*What to work on*
Reproduce all the lines below exactly and omit the images.

*Dataset extract*
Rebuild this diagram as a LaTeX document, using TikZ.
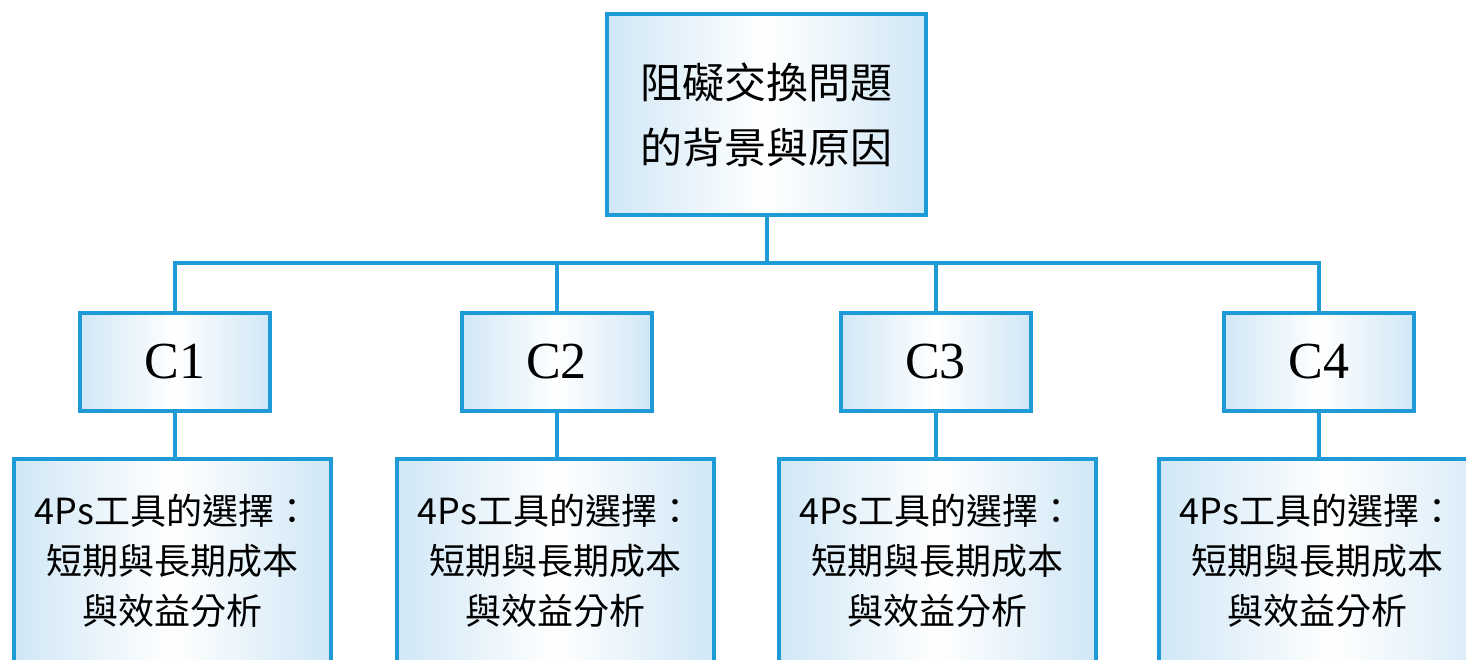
\documentclass[tikz,border=0pt]{standalone}
\usepackage{fontspec}
\setmainfont{Liberation Serif}
\newfontfamily\cjk{Noto Sans CJK TC}
\definecolor{boxline}{RGB}{30,155,215}
\definecolor{boxfill}{RGB}{208,231,246}
\tikzset{
  boxstyle/.style={draw=boxline, line width=2pt, left color=boxfill, right color=boxfill, middle color=white, align=center, inner sep=0pt},
  topbox/.style={boxstyle, minimum width=159.5pt, minimum height=100.5pt, font=\cjk\fontsize{21}{32.5}\selectfont},
  cbox/.style={boxstyle, minimum width=95pt, minimum height=49pt, font=\fontsize{26}{30}\selectfont},
  pbox/.style={boxstyle, minimum width=158.5pt, minimum height=102pt, font=\cjk\fontsize{18}{25}\selectfont},
  link/.style={draw=boxline, line width=2pt}
}
\begin{document}
\begin{tikzpicture}[x=0.5pt, y=-0.5pt]
	\useasboundingbox (0,0) rectangle (1466,659);
	\clip (0,0) rectangle (1466,659);

	\node [topbox] (T) at (766.5,114.5) {阻礙交換問題\\的背景與原因};
	\coordinate (bus) at (766.5,263);

	% last box runs off the right edge, its text pulled back to the middle
	\foreach \i/\x/\bx/\w/\pad in {1/175/172.5/158.5pt/0pt, 2/556.5/555.5/158.5pt/0pt, 3/935.5/937/158.5pt/0pt, 4/1319/1334/175pt/-16.5pt} {
		\node [cbox] (C\i) at (\x,362) {C\i};
		\node [pbox, minimum width=\w] (P\i) at (\bx,561)
			{\hspace*{\pad}4Ps工具的選擇：\\\hspace*{\pad}短期與長期成本\\\hspace*{\pad}與效益分析};
		\draw [link] (C\i.south) -- (C\i.south |- P\i.north);
	}

	\draw [link] (T.south) -- (bus);
	\draw [link] (C1.north) |- (bus) -| (C4.north);
	\draw [link] (C2.north) -- (C2.north |- bus);
	\draw [link] (C3.north) -- (C3.north |- bus);
\end{tikzpicture}
\end{document}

*Output for this task*
Rebuild this diagram as a LaTeX document, using TikZ.
\documentclass[tikz,border=0pt]{standalone}
\usepackage{fontspec}
\setmainfont{Liberation Serif}
\newfontfamily\cjk{Noto Sans CJK TC}
\definecolor{boxline}{RGB}{30,155,215}
\definecolor{boxfill}{RGB}{208,231,246}
\tikzset{
  boxstyle/.style={draw=boxline, line width=2pt, left color=boxfill, right color=boxfill, middle color=white, align=center, inner sep=0pt},
  topbox/.style={boxstyle, minimum width=159.5pt, minimum height=100.5pt, font=\cjk\fontsize{21}{32.5}\selectfont},
  cbox/.style={boxstyle, minimum width=95pt, minimum height=49pt, font=\fontsize{26}{30}\selectfont},
  pbox/.style={boxstyle, minimum width=158.5pt, minimum height=102pt, font=\cjk\fontsize{18}{25}\selectfont},
  link/.style={draw=boxline, line width=2pt}
}
\begin{document}
\begin{tikzpicture}[x=0.5pt, y=-0.5pt]
	\useasboundingbox (0,0) rectangle (1466,659);
	\clip (0,0) rectangle (1466,659);

	\node [topbox] (T) at (766.5,114.5) {阻礙交換問題\\的背景與原因};
	\coordinate (bus) at (766.5,263);

	% last box runs off the right edge, its text pulled back to the middle
	\foreach \i/\x/\bx/\w/\pad in {1/175/172.5/158.5pt/0pt, 2/556.5/555.5/158.5pt/0pt, 3/935.5/937/158.5pt/0pt, 4/1319/1334/175pt/-16.5pt} {
		\node [cbox] (C\i) at (\x,362) {C\i};
		\node [pbox, minimum width=\w] (P\i) at (\bx,561)
			{\hspace*{\pad}4Ps工具的選擇：\\\hspace*{\pad}短期與長期成本\\\hspace*{\pad}與效益分析};
		\draw [link] (C\i.south) -- (C\i.south |- P\i.north);
	}

	\draw [link] (T.south) -- (bus);
	\draw [link] (C1.north) |- (bus) -| (C4.north);
	\draw [link] (C2.north) -- (C2.north |- bus);
	\draw [link] (C3.north) -- (C3.north |- bus);
\end{tikzpicture}
\end{document}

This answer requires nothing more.